Of course, the blues are not affectively monotonic. I don't think I even listen to them as such in order to get a certain thing out of them. My, it's getting complicated.
Observations to keep in mind the next time I get a chance to think about this: Howlin' Wolf is funny. Rappers are too, but they're also bleak (some are Bleek oh haha sorry). Even when Howlin' Wolf is (as I told someone last night) bemoaning evil or celebrating his corpulence, or when his woman done him wrong (this happens often apparently), there's... something there. Confidence is not the right thing to call it. Some kind of assuredness, or acceptance. Yes, there is evil. Yes, woman done you wrong. There's not really any getting around it, and wishing you could have or feeling bad about it is kind of pointless. That's not to say that you should feel good - willfully ignorant (or ignoring?) wide-eyed optimism, denial of the bad things. They require recognition. Maybe "acceptance" is wrong, too. Or inadequate: you have to accept, but only that the bad things will be there. Not your reactions to them. This leaves room for being funny. Or for celebrations of corpulence.
Obviously I need more time to think about this. Note to self: Cohen's chapter in Jokes on Jewish jokes and acceptance of absurdity.
I'm busy; swamped; tired; depressed; cold; and more. Most of my thoughts lately have been about philosophy stuff unrelated to the topic of this blog, when I have time to have thoughts that aren't about grading. I'm nursing a few, though (in brief: expression in music as a disposition, consequence that objective consensus on what expresses what is not likely, but who cares?; what is there in a recording of improvisation to hear as improvisation?; my long suffering paper on Deleuzean (barely) plateaus in listening practices involving popular music; what happens when the desire to do criticism fades?; how local need the social contexts in which music is meaningful be for us (or really lameass philosophers) to be convinced that those contexts are sufficient to ground the music's importance?; is my project here selfish or social or what, and how much?), so stay with me.

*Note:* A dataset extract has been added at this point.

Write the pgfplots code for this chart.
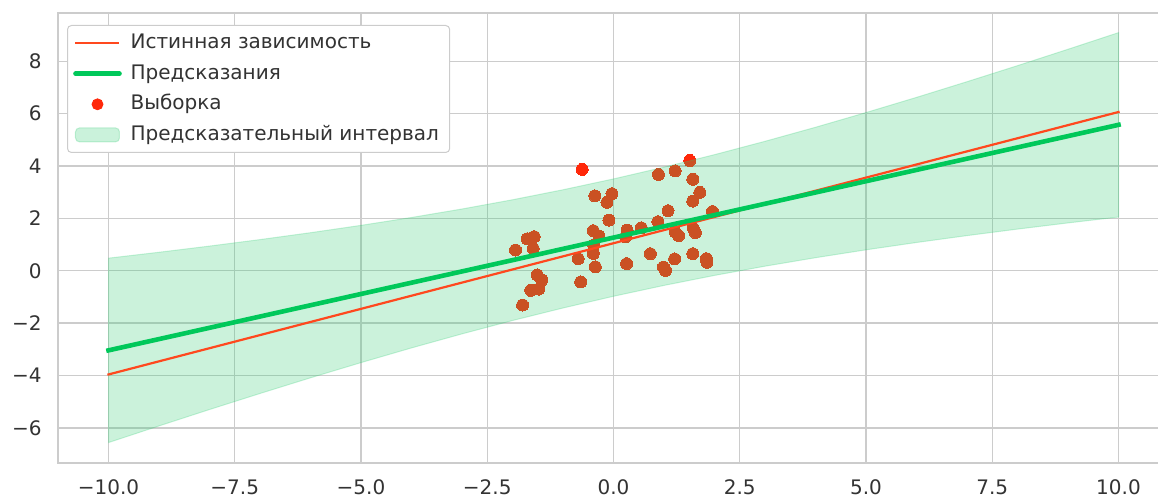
\documentclass[border=0pt]{standalone}
\usepackage{fontspec}
\setmainfont{DejaVu Sans}
\usepackage{pgfplots}
\pgfplotsset{compat=1.18}
\definecolor{trueline}{RGB}{255,72,30}
\definecolor{predline}{RGB}{0,200,90}
\definecolor{ptred}{RGB}{255,40,10}
\definecolor{bandgreen}{RGB}{46,204,113}
\definecolor{gridgray}{RGB}{204,204,204}
\definecolor{txtgray}{RGB}{51,51,51}
\pgfplotsset{lineleg/.style={legend image code/.code={\draw[##1] (0pt,0pt) -- (22pt,0pt);}}}
\begin{document}
\begin{tikzpicture}
\begin{axis}[name=ax, scale only axis, width=555.5pt, height=225pt,
  clip marker paths=true,
  xmin=-11, xmax=11, ymin=-7.34, ymax=9.84,
  xtick={-10,-7.5,-5,-2.5,0,2.5,5,7.5,10},
  xticklabels={−10.0,−7.5,−5.0,−2.5,0.0,2.5,5.0,7.5,10.0},
  ytick={-6,-4,-2,0,2,4,6,8},
  yticklabels={−6,−4,−2,0,2,4,6,8},
  major tick length=0pt,
  grid=major, grid style={gridgray, line width=0.65pt},
  axis line style={gridgray, line width=0.85pt},
  ticklabel style={font=\fontsize{10}{12}\selectfont, text=txtgray},
  xticklabel style={yshift=-5pt}, yticklabel style={xshift=-4.7pt},
  legend cell align=left,
  legend style={at={(0,1)}, anchor=north west, xshift=4.5pt, yshift=-6pt,
    draw=gridgray, rounded corners=2pt, fill=white, line width=0.5pt,
    font=\fontsize{10}{12}\selectfont, text=txtgray,
    inner xsep=2.85pt, inner ysep=1.4pt, row sep=0.5pt, column sep=1.9pt,
    nodes={text height=7.6pt, text depth=2.2pt, inner sep=2.5pt}},
]
\addlegendimage{trueline, line width=1.1pt, lineleg}
\addlegendentry{Истинная зависимость}
\addlegendimage{predline, line width=2.3pt, line cap=round, lineleg}
\addlegendentry{Предсказания}
\addlegendimage{ptred, legend image code/.code={\path (0pt,0pt) (22pt,0pt); \fill[ptred] (11pt,0pt) circle (2.7pt);}}
\addlegendentry{Выборка}
\addlegendimage{bandgreen, legend image code/.code={\draw[fill=bandgreen, fill opacity=0.25, draw=bandgreen, draw opacity=0.25, line width=0.5pt] (0pt,-3.5pt) rectangle (22pt,3.5pt);}}
\addlegendentry{Предсказательный интервал}

\addplot[only marks, mark=*, mark size=3pt, color=ptred, mark options={line width=0pt}, forget plot] coordinates {
(-1.94,0.79) (-1.71,1.22) (-1.57,1.30) (-1.59,0.85) (-1.51,-0.16) (-1.42,-0.36)
(-1.64,-0.75) (-1.48,-0.70) (-1.80,-1.31)
(-0.62,3.87) (-0.37,2.86) (-0.03,2.94) (-0.13,2.61) (-0.09,1.93) (-0.40,1.53)
(-0.29,1.33) (-0.39,0.98) (-0.40,0.66) (-0.70,0.46) (-0.36,0.15) (-0.65,-0.43)
(0.89,3.68) (1.22,3.81) (1.51,4.21) (1.57,3.49) (1.71,2.99) (1.57,2.66)
(1.08,2.29) (1.96,2.26) (0.27,1.55) (0.24,1.30) (0.55,1.64) (0.88,1.87)
(1.22,1.48) (1.29,1.34) (1.58,1.62) (1.62,1.46) (0.26,0.27) (0.73,0.65)
(0.99,0.14) (1.03,0.01) (1.21,0.45) (1.57,0.65) (1.84,0.46) (1.85,0.32)
};
\addplot[fill=bandgreen, fill opacity=0.25, draw=bandgreen, draw opacity=0.25, line width=0.5pt, forget plot] coordinates {
(-10,0.480) (-9,0.705) (-8,0.941) (-7,1.189) (-6,1.452) (-5,1.732) (-4,2.033)
(-3,2.357) (-2,2.709) (-1,3.091) (0,3.505) (1,3.953) (2,4.431) (3,4.941)
(4,5.477) (5,6.038) (6,6.618) (7,7.217) (8,7.829) (9,8.455) (10,9.090)
(10,2.050) (9,1.825) (8,1.589) (7,1.341) (6,1.078) (5,0.798) (4,0.497)
(3,0.173) (2,-0.179) (1,-0.561) (0,-0.975) (-1,-1.423) (-2,-1.901) (-3,-2.411)
(-4,-2.947) (-5,-3.508) (-6,-4.088) (-7,-4.687) (-8,-5.299) (-9,-5.925) (-10,-6.560)
} -- cycle;
\addplot[trueline, line width=1.1pt, line cap=rect, forget plot] coordinates {(-10,-3.96) (10,6.06)};
\addplot[predline, line width=2.3pt, line cap=rect, forget plot] coordinates {(-10,-3.04) (10,5.57)};
\end{axis}
\pgfresetboundingbox
\path[use as bounding box] ([xshift=-29pt,yshift=-17pt]ax.south west) rectangle ([xshift=-5.5pt,yshift=6.5pt]ax.north east);
\end{tikzpicture}
\end{document}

The best thing I've read lately has been the intervew Mike links to, with Morton Feldman. Go read it carefully and enjoy.
So I'm grading and listening to Monk (who always works great for grading - I should remember that the next time I can't get started, which is every time), and on "Epistrophy" (the live Jazz Workshop version) the drummer starts doing this thing where he's hitting lots of eighth notes really straight, and then it keeps going for like 20 seconds while Monk and Gales are still swinging behind him, only it settles into something that's not so rhythmically complicated, just really straight eighth notes, bop-bop-bop-bop-bop-bop-bop-bop, and then I realize that Riley stopped 20 seconds ago and I've been tapping my foot on the straight eighths so hard that my chair is making a noise that sounds kind of like the drums coming from the right speaker. It was the greatest thing I've heard all week.